You should seek the advice of your veterinarian if your pet is ill as only he or she can correctly advise on the diagnosis and recommend the treatment that is most appropriate for your pet.

Tapeworms are common in cats and dogs and can be transmitted by flea bites - so controlling fleas is an important part of the treatment of the worms.

Tapeworms usually only cause minor signs in infected individuals including :

  • Weight loss
  • Vomiting

There are 3 types of tapeworm that infect cats and dogs :

  • Dogs - Dipylidium, Echinococcus and Taenia
  • Cats - Dipylidium and Taenia

Tapeworm infection can be contracted by : 

  • Eating undercooked meat
  • Eating rodents - particularly common in cats
  • Being biten by a flea or louse which is carrying the parasite

Diagnosis of tapeworm infection requires identification of :

  • A whole worm - sometimes vomited up
  • Worm segments - passed in the faeces. Sometimes they can be seen as of-white moving "grains of rice" clinging to hair around the anal region, or tailbase.
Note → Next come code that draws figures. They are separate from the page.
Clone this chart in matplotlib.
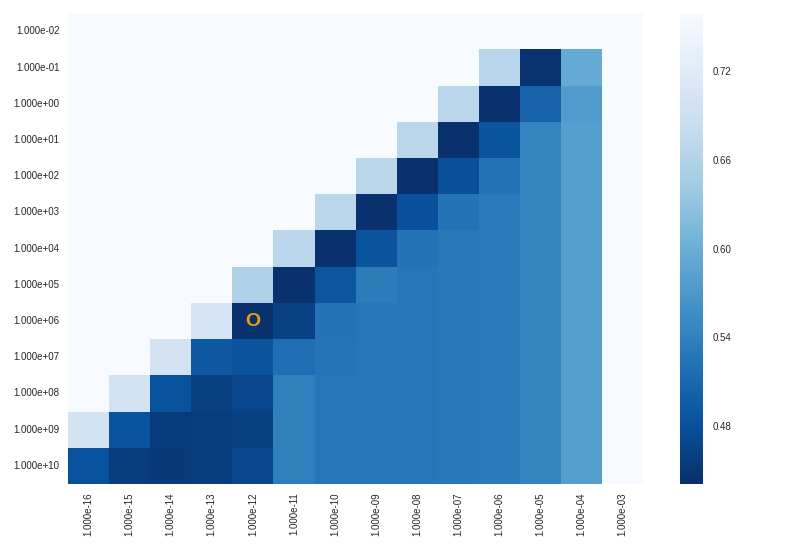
"""Heatmap of score over the two regularisation grids, Blues_r with a marker on the best cell."""

import numpy as np
import seaborn as sns
from matplotlib import pyplot as plt

row_labels = [f"{10.0 ** e:.3e}" for e in range(-2, 11)]
col_labels = [f"{10.0 ** e:.3e}" for e in range(-16, -2)]

# light cells sit at the top of the colour scale
M = 0.759
scores = [
    [M, M, M, M, M, M, M, M, M, M, M, M, M, M],
    [M, M, M, M, M, M, M, M, M, M, 0.664, 0.445, 0.594, M],
    [M, M, M, M, M, M, M, M, M, 0.667, 0.443, 0.505, 0.575, M],
    [M, M, M, M, M, M, M, M, 0.667, 0.443, 0.486, 0.543, 0.578, M],
    [M, M, M, M, M, M, M, 0.667, 0.443, 0.479, 0.524, 0.543, 0.578, M],
    [M, M, M, M, M, M, 0.667, 0.443, 0.480, 0.524, 0.531, 0.543, 0.578, M],
    [M, M, M, M, M, 0.667, 0.443, 0.485, 0.524, 0.530, 0.532, 0.543, 0.578, M],
    [M, M, M, M, 0.656, 0.443, 0.487, 0.533, 0.529, 0.530, 0.532, 0.543, 0.578, M],
    [M, M, M, 0.703, 0.443, 0.463, 0.524, 0.528, 0.529, 0.530, 0.532, 0.543, 0.578, M],
    [M, M, 0.700, 0.490, 0.485, 0.518, 0.525, 0.528, 0.528, 0.530, 0.532, 0.543, 0.578, M],
    [M, 0.700, 0.481, 0.460, 0.467, 0.537, 0.526, 0.528, 0.528, 0.530, 0.532, 0.543, 0.578, M],
    [0.700, 0.482, 0.455, 0.457, 0.460, 0.537, 0.526, 0.528, 0.528, 0.530, 0.532, 0.543, 0.578, M],
    [0.481, 0.456, 0.453, 0.456, 0.466, 0.537, 0.526, 0.528, 0.528, 0.530, 0.532, 0.543, 0.578, M],
]
best_row, best_col = 8, 4
vmin, vmax = 0.441, 0.759
cbar_ticks = [0.48, 0.54, 0.60, 0.66, 0.72]

sns.set_style("white")
plt.rcParams["font.family"] = ["Liberation Sans", "DejaVu Sans"]
plt.rcParams["text.color"] = ".15"
plt.rcParams["xtick.color"] = ".15"
plt.rcParams["ytick.color"] = ".15"

fig = plt.figure(figsize=(8, 5.5), dpi=100)
ax = fig.add_axes([0.085, 0.12, 0.719, 0.856])
cax = fig.add_axes([0.85, 0.12, 0.029, 0.856])

sns.heatmap(np.array(scores), ax=ax, cbar_ax=cax, cmap="Blues_r",
            vmin=vmin, vmax=vmax, xticklabels=col_labels,
            yticklabels=row_labels, cbar_kws={"ticks": cbar_ticks})
ax.text(best_col + 0.5, best_row + 0.5, "O", ha="center", va="center",
        color="#e8a010", fontsize=14, fontweight="bold")

ax.tick_params(axis="both", length=0, labelsize=7, pad=6)
ax.tick_params(axis="x", rotation=90)
ax.tick_params(axis="y", rotation=0)
cax.tick_params(length=0, labelsize=7, pad=7)
cax.set_yticklabels([f"{t:.2f}" for t in cbar_ticks])
for spine in cax.spines.values():
    spine.set_visible(False)

fig.savefig("out.png", dpi=100)
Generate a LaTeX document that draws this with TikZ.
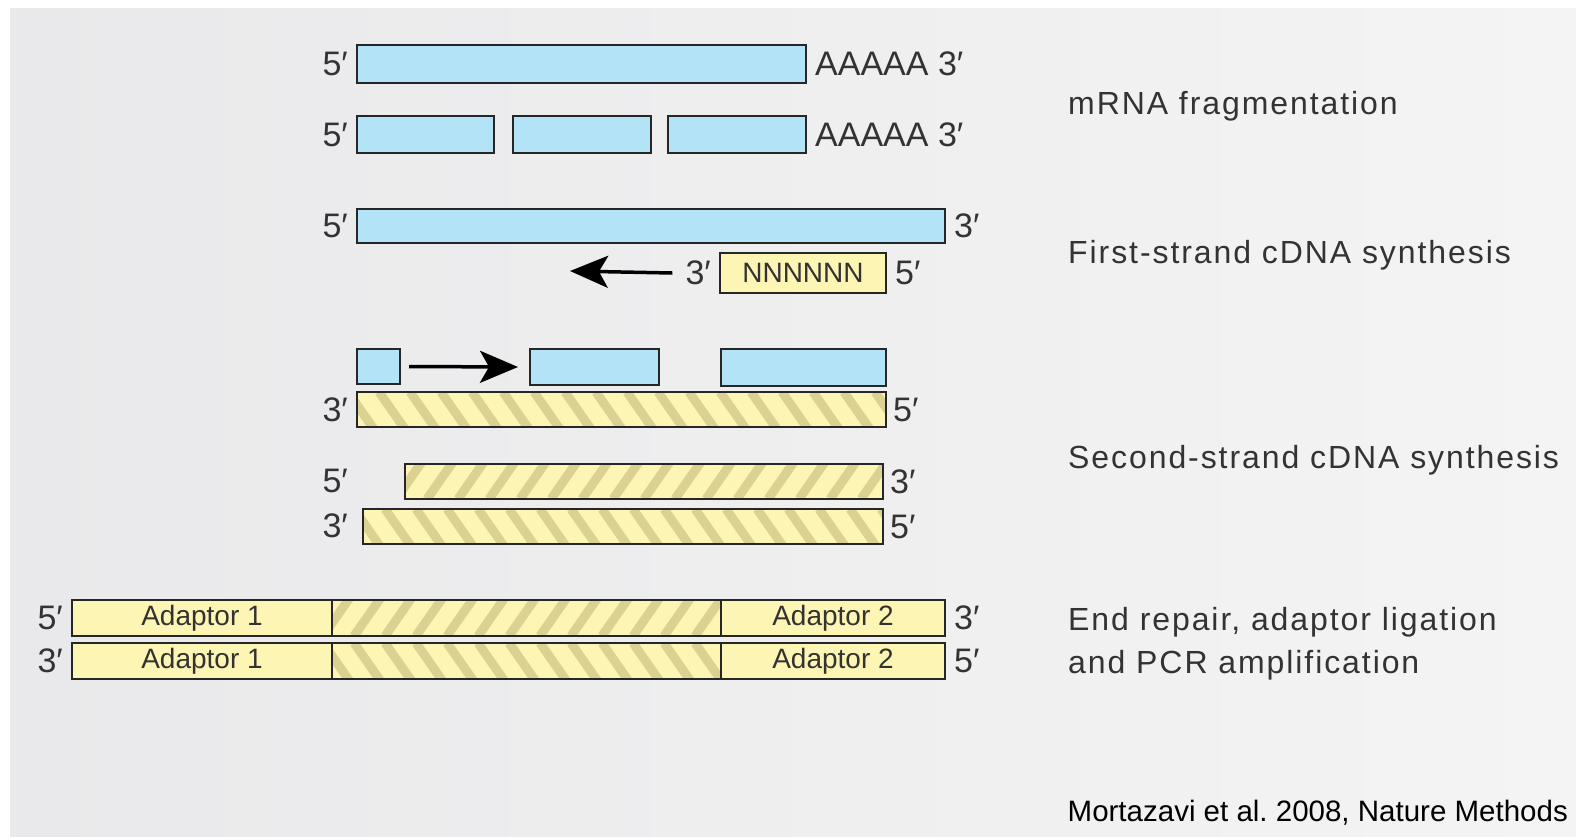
\documentclass[tikz,border=0pt]{standalone}
\usepackage{fontspec}
\setmainfont{Liberation Sans}
\newfontfamily\stepfont[LetterSpace=6]{Liberation Sans}
\usetikzlibrary{arrows.meta}
\definecolor{rnablue}{HTML}{B3E3F6}
\definecolor{dnayel}{HTML}{FDF5B3}
\definecolor{hatchcol}{HTML}{DBD193}
\definecolor{edgecol}{HTML}{262626}
\definecolor{txtcol}{HTML}{333333}
\definecolor{bgL}{HTML}{E9E9EB}
\definecolor{bgR}{HTML}{F4F4F4}
\tikzset{
  strand/.style={draw=edgecol, line width=2pt, inner sep=0pt, outer sep=0pt, anchor=north west},
  rna/.style={strand, fill=rnablue},
  dna/.style={strand, fill=dnayel},
  fwdhatch/.style={dna, path picture={
      \foreach \i in {0,...,34}{\draw[hatchcol, line width=9pt]
        ([xshift=\i*31pt-40pt]path picture bounding box.south west) -- ++(28pt,40pt);}}},
  bwdhatch/.style={dna, path picture={
      \foreach \i in {0,...,34}{\draw[hatchcol, line width=9pt]
        ([xshift=\i*31pt-40pt]path picture bounding box.north west) -- ++(28pt,-40pt);}}},
  endlab/.style={text=txtcol, font=\fontsize{34}{36}\selectfont, inner sep=0pt},
  leftlab/.style={endlab, anchor=east, xshift=-9pt},
  rightlab/.style={endlab, anchor=west, xshift=9pt},
  steplab/.style={text=txtcol, font=\stepfont\fontsize{32}{43}\selectfont, anchor=base west, inner sep=0pt},
  inlab/.style={text=txtcol, font=\fontsize{28}{30}\selectfont, inner sep=0pt},
  arr/.style={draw=black, line width=3.5pt, -{Stealth[length=38pt,width=32pt,inset=9pt]}},
}
\begin{document}
\begin{tikzpicture}[x=1pt,y=-1pt]
\useasboundingbox (0,0) rectangle (1576,836);
\fill[white] (0,0) rectangle (1576,836);
\shade[left color=bgL, right color=bgR] (10,8) rectangle (1576,836);

% row 1: mRNA
\node[rna, minimum width=449pt, minimum height=38pt] (r1) at (357,45) {};
\node[leftlab] (r1l) at (r1.west) {5′};
\node[rightlab] (r1r) at (r1.east) {AAAAA 3′};

% row 2: fragments
\node[rna, minimum width=137pt, minimum height=37pt] (r2a) at (357,116) {};
\node[rna, minimum width=138pt, minimum height=37pt] (r2b) at (513,116) {};
\node[rna, minimum width=138pt, minimum height=37pt] (r2c) at (668,116) {};
\node[leftlab] (r2l) at (r2a.west) {5′};
\node[rightlab] (r2r) at (r2c.east) {AAAAA 3′};

% row 3: template
\node[rna, minimum width=588pt, minimum height=34pt] (r3) at (357,209) {};
\node[leftlab] (r3l) at (r3.west) {5′};
\node[rightlab] (r3r) at (r3.east) {3′};

% row 4: random primer
\node[dna, minimum width=166pt, minimum height=40pt] (n4) at (720,253) {};
\node[inlab] (n4t) at (n4.center) {NNNNNN};
\node[leftlab] (p4l) at (n4.west) {3′};
\node[rightlab] (p4r) at (n4.east) {5′};
\coordinate (a1end) at (570,271);
\draw[arr] ([xshift=-13pt]p4l.west) -- (a1end);

% row 5: RNA pieces
\node[rna, minimum width=43pt, minimum height=35pt] (r5a) at (357,349) {};
\node[rna, minimum width=129pt, minimum height=36pt] (r5b) at (530,349) {};
\node[rna, minimum width=165pt, minimum height=37pt] (r5c) at (721,349) {};
\draw[arr] ([xshift=9pt]r5a.east) -- ([xshift=-12pt]r5b.west);

% row 6: first strand
\node[bwdhatch, minimum width=529pt, minimum height=35pt] (h6) at (357,392) {};
\node[leftlab] (h6l) at (h6.west) {3′};
\node[rightlab, xshift=-2pt] (h6r) at (h6.east) {5′};

% row 7/8: double-stranded cDNA
\node[fwdhatch, minimum width=478pt, minimum height=35pt] (h7) at (405,464) {};
\node[leftlab] (h7l) at (357,481) {5′};
\node[rightlab, xshift=-2pt] (h7r) at (h7.east) {3′};
\node[bwdhatch, minimum width=520pt, minimum height=35pt] (h8) at (363,509) {};
\node[leftlab] (h8l) at (357,526) {3′};
\node[rightlab, xshift=-2pt] (h8r) at (h8.east) {5′};

% row 9/10: adaptor-ligated
\node[dna, minimum width=260pt, minimum height=36pt] (a9) at (72,600) {};
\node[fwdhatch, minimum width=389pt, minimum height=36pt] (m9) at (332,600) {};
\node[dna, minimum width=224pt, minimum height=36pt] (b9) at (721,600) {};
\node[inlab] at (a9.center) {Adaptor 1};
\node[inlab] at (b9.center) {Adaptor 2};
\node[leftlab] (a9l) at (a9.west) {5′};
\node[rightlab] (b9r) at (b9.east) {3′};

\node[dna, minimum width=260pt, minimum height=36pt] (a10) at (72,643) {};
\node[bwdhatch, minimum width=389pt, minimum height=36pt] (m10) at (332,643) {};
\node[dna, minimum width=224pt, minimum height=36pt] (b10) at (721,643) {};
\node[inlab] at (a10.center) {Adaptor 1};
\node[inlab] at (b10.center) {Adaptor 2};
\node[leftlab] (a10l) at (a10.west) {3′};
\node[rightlab] (b10r) at (b10.east) {5′};

% step labels
\node[steplab] (s1) at (1068,114) {mRNA fragmentation};
\node[steplab] (s2) at (1068,263) {First-strand cDNA synthesis};
\node[steplab] (s3) at (1068,468) {Second-strand cDNA synthesis};
\node[steplab] (s4) at (1068,630) {End repair, adaptor ligation};
\node[steplab] (s5) at (1068,673) {and PCR amplification};
\node[text=black, font=\fontsize{29.5}{32}\selectfont, anchor=base east, inner sep=0pt] (cite) at (1568,821) {Mortazavi et al.\ 2008, Nature Methods};
\end{tikzpicture}
\end{document}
Treatment involves drugs to kill the adult worms which live in the gastrointestinal tract, and killing fleas or lice which may transmit the infection

Long term prevention involves routine worming -usually every 6 months, and routine prevention of fleas and other ectoparasites .

Your veterinarian will be able to advise you about the most appropriate products to use for your pets.